Catholic University Law Review


Insider trading is a term of art referencing the fraudulent practice of trading securities in a company on the basis of material, nonpublic information about that same company in breach of some duty owed to another. The practice erodes the public’s trust in the integrity of our capital markets for a reason that is rather intuitive: it is inherently unfair to allow an individual to make a quick and certain profit by exploiting material, nonpublic information to which he privy due solely to his position in a company or some other relationship of trust and confidence. In this context, unrelenting civil enforcement by the Securities and Exchange Commission (“SEC”) is surely warranted. But, what if an individual in possession of material, nonpublic information about one company trades in the securities of a different company? Is a civil enforcement action warranted in this context? This question is derived from the novel “shadow trading” theory of insider trading liability proffered by the SEC in its August 2021 civil enforcement action against Matthew Panuwat.

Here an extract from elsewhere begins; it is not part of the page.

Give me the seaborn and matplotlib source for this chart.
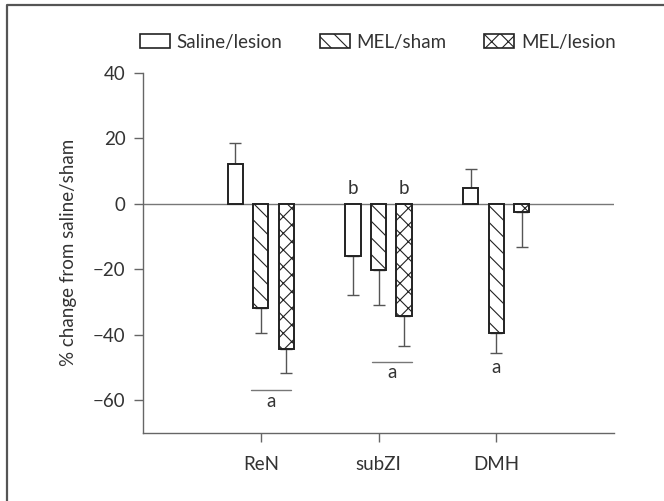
import numpy as np
import pandas as pd
import matplotlib
matplotlib.use('Agg')
import matplotlib.pyplot as plt
from matplotlib.patches import Patch
from matplotlib.lines import Line2D
import seaborn as sns

# values
regions = ['ReN', 'subZI', 'DMH']
groups = ['Saline/lesion', 'MEL/sham', 'MEL/lesion']
saline_lesion = [12.0, -15.9, 4.8]
mel_sham = [-31.8, -20.2, -39.6]
mel_lesion = [-44.2, -34.2, -2.6]
saline_lesion_err = [6.6, 11.9, 5.7]
mel_sham_err = [7.8, 10.6, 5.9]
mel_lesion_err = [7.5, 9.2, 10.5]

# significance letters: (x, y, text)
letters_x = [0.09, 1.113, 2.0, 0.782, 1.218]
letters_y = [-60.3, -51.4, -49.9, 4.6, 4.6]
letters_txt = ['a', 'a', 'a', 'b', 'b']
# horizontal lines above the "a" marks
sig_x0 = [-0.079, 0.943]
sig_x1 = [0.26, 1.283]
sig_y = [-57.0, -48.2]

df = pd.DataFrame({
    'region': regions * 3,
    'group': [g for g in groups for _ in regions],
    'value': saline_lesion + mel_sham + mel_lesion,
    'err': saline_lesion_err + mel_sham_err + mel_lesion_err,
})

sns.set_style('ticks')
plt.rcParams['font.family'] = ['Lato', 'DejaVu Sans']
plt.rcParams['hatch.linewidth'] = 0.8
text_col = '#333333'
grey = '#666666'
fs = 13.5

fig = plt.figure(figsize=(6.64, 5.01), dpi=100)
ax = fig.add_axes([0.2154, 0.1357, 0.7093, 0.7192])

sns.barplot(data=df, x='region', y='value', hue='group', order=regions,
            hue_order=groups, errorbar=None, width=0.65, gap=0.41,
            palette=['white'] * 3, edgecolor='#222222', linewidth=1.4,
            legend=False, ax=ax, zorder=3)

hatches = ['', '\\\\', 'xx']
for cont, hatch, g in zip(ax.containers, hatches, groups):
    sub = df[df['group'] == g].set_index('region').loc[regions]
    xs = []
    for bar in cont:
        bar.set_hatch(hatch)
        xs.append(bar.get_x() + bar.get_width() / 2)
    vals = sub['value'].values
    errs = sub['err'].values
    lower = np.where(vals < 0, errs, 0)
    upper = np.where(vals >= 0, errs, 0)
    ax.errorbar(xs, vals, yerr=[lower, upper], fmt='none', ecolor='#555555',
                elinewidth=1.0, capsize=4, capthick=1.0, zorder=2)

ax.axhline(0, color='#777777', lw=1.0, zorder=1)

for x0, x1, y in zip(sig_x0, sig_x1, sig_y):
    ax.plot([x0, x1], [y, y], color='#777777', lw=1.0)
for x, y, t in zip(letters_x, letters_y, letters_txt):
    ax.text(x, y, t, ha='center', va='center', fontsize=fs, color=text_col)

ax.set_xlim(-1, 3)
ax.set_ylim(-70, 40)
ax.set_yticks([-60, -40, -20, 0, 20, 40])
ax.set_xlabel('')
ax.set_ylabel('% change from saline/sham', fontsize=fs, color=text_col)
ax.yaxis.set_label_coords(-0.140, 0.5)
sns.despine(ax=ax)
for s in ['left', 'bottom']:
    ax.spines[s].set_color(grey)
    ax.spines[s].set_linewidth(1.0)
ax.tick_params(axis='both', length=6.5, width=1.0, color=grey,
               labelsize=fs, labelcolor=text_col)
ax.tick_params(axis='y', pad=6)
ax.tick_params(axis='x', pad=10)

handles = [Patch(facecolor='white', edgecolor='#222222', hatch=h, linewidth=1.2)
           for h in hatches]
fig.legend(handles, groups, loc='center', bbox_to_anchor=(0.569, 0.916),
           ncol=3, frameon=False, fontsize=fs, handlelength=1.58,
           handleheight=0.8, handletextpad=0.37, columnspacing=2.0,
           labelcolor=text_col)

# partial outer frame of the figure panel
fig.add_artist(Line2D([7 / 664, 7 / 664, 1.0], [0.0, 1 - 5 / 501, 1 - 5 / 501],
                      transform=fig.transFigure, color='#555555', lw=1.6))

fig.savefig('out.png', dpi=100)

Judicial endorsement of the SEC’s shadow trading theory presents concerning doctrinal and practical implications. First, it upends the traditional materiality inquiry required in an insider trading action. Second, it transforms Rule 10b-5—the SEC’s primary enforcement mechanism—into a rule without limitation. Third, it will increase the cost of executing securities transactions as investors in possession of material, nonpublic information about one company could be required to abstain from trading in an endless list of companies, industries, and investment vehicles. Taken together, these considerations compel the rejection of the SEC’s shadow trading theory of insider trading liability.